La troisième voie, qui rencontre un fort succès auprès des gouvernants, est « l’éducation budgétaire », réputée permettre aux personnes de surnager dans la classe moyenne sans dépense supplémentaire. La Banque de France a été chargée depuis 2015 de mener la stratégie française d’éducation financière : site Internet, partenariat avec l’éducation nationale et avec de nombreux acteurs associatifs, bancaires et publics. En parallèle, les « points conseil budget » ont été multipliés, afin d’accueillir les représentants de la classe moyenne fragilisée, non suivis par les services sociaux mais rencontrant des difficultés budgétaires.
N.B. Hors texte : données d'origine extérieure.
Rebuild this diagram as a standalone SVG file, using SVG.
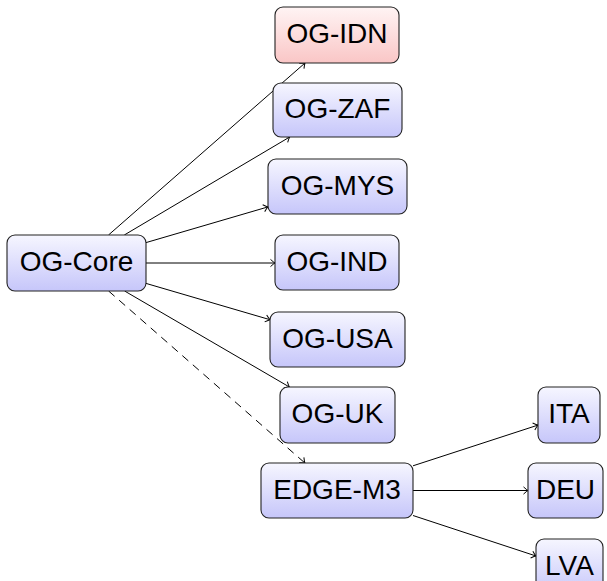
<svg xmlns="http://www.w3.org/2000/svg" width="607" height="581" viewBox="0 0 607 581">
<defs>
<linearGradient id="gb" x1="0" y1="0" x2="0" y2="1">
<stop offset="0" stop-color="#f6f6ff"/>
<stop offset="1" stop-color="#c6c6fa"/>
</linearGradient>
<linearGradient id="gr" x1="0" y1="0" x2="0" y2="1">
<stop offset="0" stop-color="#fff4f4"/>
<stop offset="1" stop-color="#fac6c6"/>
</linearGradient>
<marker id="ar" markerUnits="userSpaceOnUse" markerWidth="12" markerHeight="12" viewBox="-6 -6 12 12" refX="0" refY="0" orient="auto">
<path d="M-4.5,-3.6 Q-1.2,-0.6 0,0 Q-1.2,0.6 -4.5,3.6" fill="none" stroke="#000" stroke-width="1"/>
</marker>
</defs>
<style>
.n rect{fill:url(#gb);stroke:#222;stroke-width:1.1}
.n.red rect{fill:url(#gr)}
.n text{font-family:"Liberation Sans",Arial,sans-serif;font-size:28px;fill:#000;text-anchor:middle}
.e line{stroke:#000;stroke-width:1;fill:none;marker-end:url(#ar)}
.e line.d{stroke-dasharray:8,6}
</style>
<rect width="607" height="581" fill="#fff"/>
<g id="connectors" class="e">
<line x1="108.5" y1="235" x2="305" y2="63"/>
<line x1="124.3" y1="235" x2="289.7" y2="137"/>
<line x1="146" y1="242.6" x2="268" y2="206.9"/>
<line x1="146" y1="263" x2="275" y2="263"/>
<line x1="146" y1="283.4" x2="270" y2="319.7"/>
<line x1="124.6" y1="291" x2="289.4" y2="387"/>
<line class="d" x1="108.6" y1="291" x2="304.9" y2="463"/>
<line x1="413" y1="465.8" x2="538" y2="425.1"/>
<line x1="413" y1="490.5" x2="528" y2="490.5"/>
<line x1="413" y1="515.5" x2="536" y2="556"/>
</g>
<g id="og-core" class="n"><rect x="7" y="235" width="139" height="56" rx="8"/><text x="76.5" y="271">OG-Core</text></g>
<g id="og-idn" class="n red"><rect x="275" y="7" width="124" height="56" rx="8"/><text x="337" y="43">OG-IDN</text></g>
<g id="og-zaf" class="n"><rect x="273" y="83" width="129" height="54" rx="8"/><text x="337.5" y="118">OG-ZAF</text></g>
<g id="og-mys" class="n"><rect x="268" y="159" width="139" height="55" rx="8"/><text x="337.5" y="194.5">OG-MYS</text></g>
<g id="og-ind" class="n"><rect x="275" y="235" width="124" height="55" rx="8"/><text x="337" y="270.5">OG-IND</text></g>
<g id="og-usa" class="n"><rect x="270" y="312" width="135" height="55" rx="8"/><text x="337.5" y="347.5">OG-USA</text></g>
<g id="og-uk" class="n"><rect x="280" y="387" width="115" height="56" rx="8"/><text x="337.5" y="423">OG-UK</text></g>
<g id="edge-m3" class="n"><rect x="261" y="463" width="152" height="55" rx="8"/><text x="337" y="498.5">EDGE-M3</text></g>
<g id="ita" class="n"><rect x="538" y="387" width="62" height="56" rx="8"/><text x="569" y="423">ITA</text></g>
<g id="deu" class="n"><rect x="528" y="463" width="75" height="55" rx="8"/><text x="565.5" y="498.5">DEU</text></g>
<g id="lva" class="n"><rect x="536" y="539" width="67" height="56" rx="8"/><text x="569.5" y="575">LVA</text></g>
</svg>
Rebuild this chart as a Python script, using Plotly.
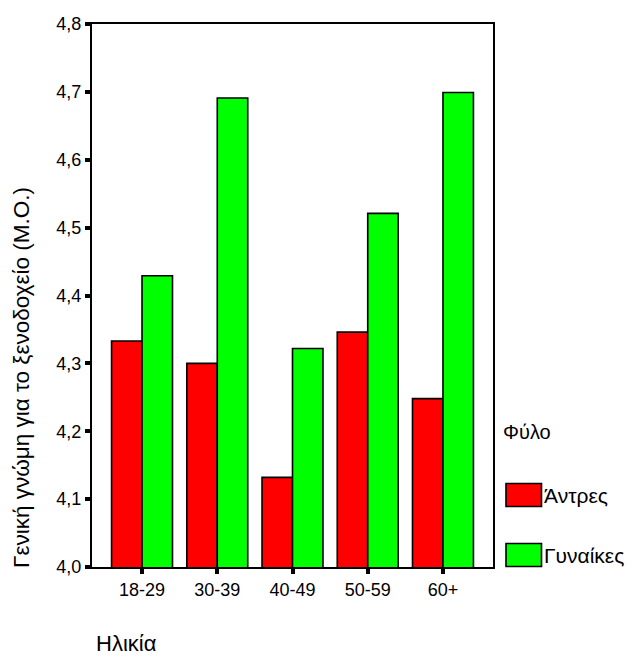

Il s’agit au final de transférer sur les épaules des ménages le soin de faire face à la faiblesse et à l’instabilité de leurs revenus. La technique est plus douce : la restriction n’est pas tant imposée de l’extérieur que mise en œuvre par les personnes elles-mêmes, à qui l’on apprend à ajuster leurs désirs à leurs ressources, avec des effets positifs lorsque cela empêche les expulsions et les frais bancaires, mais aussi avec un message social très profond : le niveau de vie jadis promis n’est plus accessible à toutes et tous, et c’est désormais aux individus de se débrouiller. Protéger consiste aujourd’hui, de façon croissante, à préparer les citoyens à une vie économique incertaine, comme si l’idée de filets de sécurité collectifs était rangée au magasin des accessoires périmés.